Top Islamist fighter escapes Chad dragnet

The second in command of Algeria’s Salafist Group for Preaching and Combat (GSPC), Amari Saifi, has escaped a Chadian army dragnet and fled to Algeria’s southern Sahara desert.

Saifi is in hiding in Algeria's southern Sahara desert

Saifi, better known as Abderrezak the Para, who was said by diplomats to have fought alongside GSPC fighters in clashes with Chadian soldiers in Chad‘s northern Tibesti region last week, “survived the fighting, but one of his lieutenants, named Bilal, was killed,” an African diplomat in Mali said.

  

A Western military source in Bamako confirmed the report, saying that Abderrezak had been able to “return to the Algerian Sahara with a small group of followers”.

 

The GSPC was behind the kidnapping last year of 32 European tourists in southern Algeria‘s vast Sahara desert, some of whom it held hostage for six months.

  

Hideout

 

A first group of hostages was released in May, when the Algerian army raided the kidnappers’ hideout near the border with Libya, but a second group was made to trek across the desert into Mali, and was only released in August, reportedly after a hefty ransom was paid to the GSPC.

 

The military source said he was surprised at the toll given by the Chadian government for the clashes in Tibesti.

 

“The GSPC is in the process of reorganising, recruiting in the sub-region among poor people”

Unnamed African diplomat

Last week, the government in Ndjamena said in a statement that 43 GSPC fighters -“nine Algerians, with the rest from Nigeria, Niger and Mali” – had been killed in the clashes with Chadian forces, which lost three men and had 18 injured.

  

“According to us, no more than 15 Islamists were killed.
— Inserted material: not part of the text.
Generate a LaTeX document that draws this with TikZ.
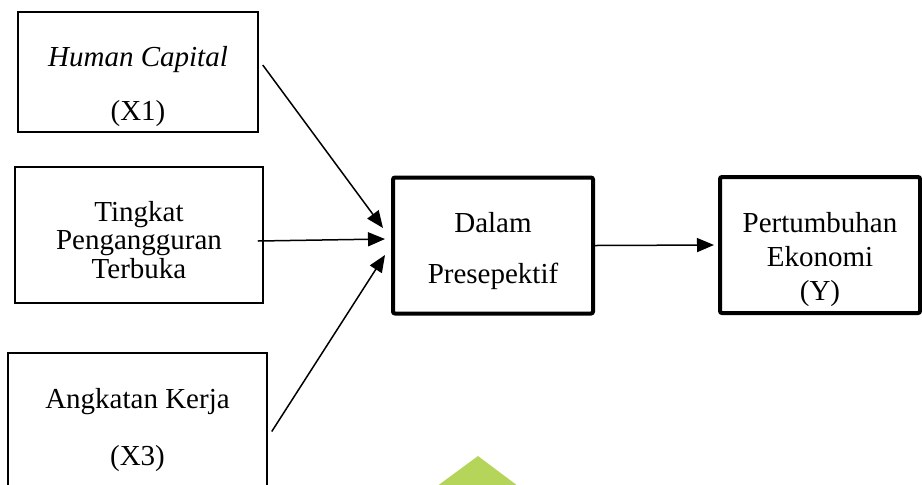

And we want to see pictures of the prisoners allegedly taken by Chad,” the military source said.

  

The radical Islamic group, the larger of two movements that have been fighting Algeria‘s secular government since 1992, has been hunted in at least three countries, but “that doesn’t mean it has been eliminated, as some people tend to believe,” said the African diplomat.

  

“We have to be very careful. The GSPC is in the process of reorganising, recruiting in the sub-region among poor people,” he said.

  

Niger government sources said last week the army had “driven the extremists out” of northern Niger in late February after they attacked a convoy of tourists.